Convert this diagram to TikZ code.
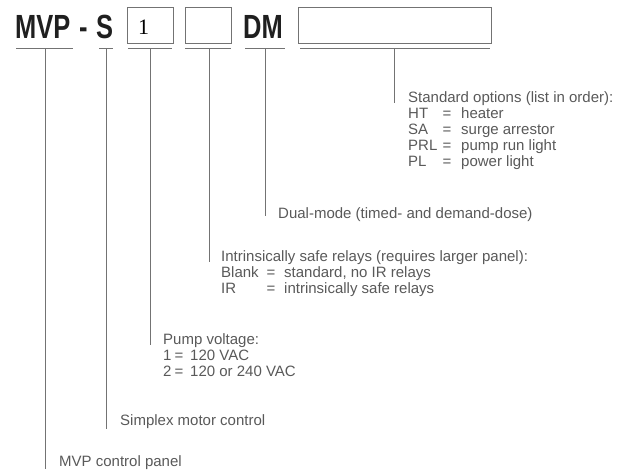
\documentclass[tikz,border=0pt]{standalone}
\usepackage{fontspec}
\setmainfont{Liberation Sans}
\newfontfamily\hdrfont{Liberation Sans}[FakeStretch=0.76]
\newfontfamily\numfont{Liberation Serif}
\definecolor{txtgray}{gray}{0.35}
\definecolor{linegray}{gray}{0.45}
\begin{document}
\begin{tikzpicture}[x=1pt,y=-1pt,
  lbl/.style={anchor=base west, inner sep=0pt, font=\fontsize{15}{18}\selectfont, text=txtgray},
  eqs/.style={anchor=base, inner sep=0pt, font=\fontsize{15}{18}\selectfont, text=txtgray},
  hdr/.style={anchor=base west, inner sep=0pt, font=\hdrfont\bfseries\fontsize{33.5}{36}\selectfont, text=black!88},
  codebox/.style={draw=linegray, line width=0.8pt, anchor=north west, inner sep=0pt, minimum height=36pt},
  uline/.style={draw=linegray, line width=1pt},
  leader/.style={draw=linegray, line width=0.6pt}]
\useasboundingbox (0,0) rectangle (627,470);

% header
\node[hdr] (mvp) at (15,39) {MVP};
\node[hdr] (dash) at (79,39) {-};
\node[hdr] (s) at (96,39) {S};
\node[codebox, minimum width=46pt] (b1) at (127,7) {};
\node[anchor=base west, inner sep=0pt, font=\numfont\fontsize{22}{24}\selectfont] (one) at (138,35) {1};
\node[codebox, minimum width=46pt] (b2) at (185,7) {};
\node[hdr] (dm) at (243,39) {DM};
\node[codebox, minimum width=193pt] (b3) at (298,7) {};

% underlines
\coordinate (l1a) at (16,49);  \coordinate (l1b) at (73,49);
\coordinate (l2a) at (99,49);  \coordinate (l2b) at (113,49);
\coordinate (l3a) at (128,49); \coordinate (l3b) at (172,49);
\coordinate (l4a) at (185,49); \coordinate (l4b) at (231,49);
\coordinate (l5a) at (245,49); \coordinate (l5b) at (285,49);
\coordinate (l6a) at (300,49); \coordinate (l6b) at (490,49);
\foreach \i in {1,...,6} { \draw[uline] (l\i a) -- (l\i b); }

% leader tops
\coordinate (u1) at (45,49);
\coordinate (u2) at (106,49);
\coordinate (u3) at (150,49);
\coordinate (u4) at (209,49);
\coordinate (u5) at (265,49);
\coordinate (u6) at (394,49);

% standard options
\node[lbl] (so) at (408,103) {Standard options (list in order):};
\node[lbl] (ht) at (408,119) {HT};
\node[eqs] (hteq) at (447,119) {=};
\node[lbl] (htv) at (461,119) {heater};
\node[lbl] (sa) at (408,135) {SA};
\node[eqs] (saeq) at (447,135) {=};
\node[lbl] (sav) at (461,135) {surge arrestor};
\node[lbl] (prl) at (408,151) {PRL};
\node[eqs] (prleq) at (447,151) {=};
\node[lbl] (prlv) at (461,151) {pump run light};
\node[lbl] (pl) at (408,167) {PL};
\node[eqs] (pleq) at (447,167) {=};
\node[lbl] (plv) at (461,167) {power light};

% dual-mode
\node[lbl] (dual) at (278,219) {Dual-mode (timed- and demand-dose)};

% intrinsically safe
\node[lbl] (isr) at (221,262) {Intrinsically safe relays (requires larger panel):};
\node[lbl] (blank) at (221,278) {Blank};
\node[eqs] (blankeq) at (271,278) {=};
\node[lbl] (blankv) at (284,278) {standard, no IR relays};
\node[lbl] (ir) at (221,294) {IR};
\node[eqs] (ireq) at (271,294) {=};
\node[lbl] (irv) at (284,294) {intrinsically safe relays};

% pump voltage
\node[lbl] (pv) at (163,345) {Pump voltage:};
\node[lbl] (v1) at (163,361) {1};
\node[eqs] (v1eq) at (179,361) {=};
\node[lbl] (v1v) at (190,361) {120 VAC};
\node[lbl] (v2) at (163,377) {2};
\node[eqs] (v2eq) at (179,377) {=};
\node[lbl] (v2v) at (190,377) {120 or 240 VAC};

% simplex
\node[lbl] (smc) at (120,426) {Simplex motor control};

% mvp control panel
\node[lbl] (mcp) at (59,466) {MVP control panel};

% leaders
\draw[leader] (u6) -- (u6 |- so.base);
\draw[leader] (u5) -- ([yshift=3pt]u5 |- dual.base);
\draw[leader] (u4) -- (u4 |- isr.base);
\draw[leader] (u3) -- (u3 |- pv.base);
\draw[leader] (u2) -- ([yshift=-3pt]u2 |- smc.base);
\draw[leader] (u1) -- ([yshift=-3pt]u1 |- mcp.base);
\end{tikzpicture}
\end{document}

## Set exercise:
With the pictures left out, transcribe the material exactly.

## Complete response:
Convert this diagram to TikZ code.
\documentclass[tikz,border=0pt]{standalone}
\usepackage{fontspec}
\setmainfont{Liberation Sans}
\newfontfamily\hdrfont{Liberation Sans}[FakeStretch=0.76]
\newfontfamily\numfont{Liberation Serif}
\definecolor{txtgray}{gray}{0.35}
\definecolor{linegray}{gray}{0.45}
\begin{document}
\begin{tikzpicture}[x=1pt,y=-1pt,
  lbl/.style={anchor=base west, inner sep=0pt, font=\fontsize{15}{18}\selectfont, text=txtgray},
  eqs/.style={anchor=base, inner sep=0pt, font=\fontsize{15}{18}\selectfont, text=txtgray},
  hdr/.style={anchor=base west, inner sep=0pt, font=\hdrfont\bfseries\fontsize{33.5}{36}\selectfont, text=black!88},
  codebox/.style={draw=linegray, line width=0.8pt, anchor=north west, inner sep=0pt, minimum height=36pt},
  uline/.style={draw=linegray, line width=1pt},
  leader/.style={draw=linegray, line width=0.6pt}]
\useasboundingbox (0,0) rectangle (627,470);

% header
\node[hdr] (mvp) at (15,39) {MVP};
\node[hdr] (dash) at (79,39) {-};
\node[hdr] (s) at (96,39) {S};
\node[codebox, minimum width=46pt] (b1) at (127,7) {};
\node[anchor=base west, inner sep=0pt, font=\numfont\fontsize{22}{24}\selectfont] (one) at (138,35) {1};
\node[codebox, minimum width=46pt] (b2) at (185,7) {};
\node[hdr] (dm) at (243,39) {DM};
\node[codebox, minimum width=193pt] (b3) at (298,7) {};

% underlines
\coordinate (l1a) at (16,49);  \coordinate (l1b) at (73,49);
\coordinate (l2a) at (99,49);  \coordinate (l2b) at (113,49);
\coordinate (l3a) at (128,49); \coordinate (l3b) at (172,49);
\coordinate (l4a) at (185,49); \coordinate (l4b) at (231,49);
\coordinate (l5a) at (245,49); \coordinate (l5b) at (285,49);
\coordinate (l6a) at (300,49); \coordinate (l6b) at (490,49);
\foreach \i in {1,...,6} { \draw[uline] (l\i a) -- (l\i b); }

% leader tops
\coordinate (u1) at (45,49);
\coordinate (u2) at (106,49);
\coordinate (u3) at (150,49);
\coordinate (u4) at (209,49);
\coordinate (u5) at (265,49);
\coordinate (u6) at (394,49);

% standard options
\node[lbl] (so) at (408,103) {Standard options (list in order):};
\node[lbl] (ht) at (408,119) {HT};
\node[eqs] (hteq) at (447,119) {=};
\node[lbl] (htv) at (461,119) {heater};
\node[lbl] (sa) at (408,135) {SA};
\node[eqs] (saeq) at (447,135) {=};
\node[lbl] (sav) at (461,135) {surge arrestor};
\node[lbl] (prl) at (408,151) {PRL};
\node[eqs] (prleq) at (447,151) {=};
\node[lbl] (prlv) at (461,151) {pump run light};
\node[lbl] (pl) at (408,167) {PL};
\node[eqs] (pleq) at (447,167) {=};
\node[lbl] (plv) at (461,167) {power light};

% dual-mode
\node[lbl] (dual) at (278,219) {Dual-mode (timed- and demand-dose)};

% intrinsically safe
\node[lbl] (isr) at (221,262) {Intrinsically safe relays (requires larger panel):};
\node[lbl] (blank) at (221,278) {Blank};
\node[eqs] (blankeq) at (271,278) {=};
\node[lbl] (blankv) at (284,278) {standard, no IR relays};
\node[lbl] (ir) at (221,294) {IR};
\node[eqs] (ireq) at (271,294) {=};
\node[lbl] (irv) at (284,294) {intrinsically safe relays};

% pump voltage
\node[lbl] (pv) at (163,345) {Pump voltage:};
\node[lbl] (v1) at (163,361) {1};
\node[eqs] (v1eq) at (179,361) {=};
\node[lbl] (v1v) at (190,361) {120 VAC};
\node[lbl] (v2) at (163,377) {2};
\node[eqs] (v2eq) at (179,377) {=};
\node[lbl] (v2v) at (190,377) {120 or 240 VAC};

% simplex
\node[lbl] (smc) at (120,426) {Simplex motor control};

% mvp control panel
\node[lbl] (mcp) at (59,466) {MVP control panel};

% leaders
\draw[leader] (u6) -- (u6 |- so.base);
\draw[leader] (u5) -- ([yshift=3pt]u5 |- dual.base);
\draw[leader] (u4) -- (u4 |- isr.base);
\draw[leader] (u3) -- (u3 |- pv.base);
\draw[leader] (u2) -- ([yshift=-3pt]u2 |- smc.base);
\draw[leader] (u1) -- ([yshift=-3pt]u1 |- mcp.base);
\end{tikzpicture}
\end{document}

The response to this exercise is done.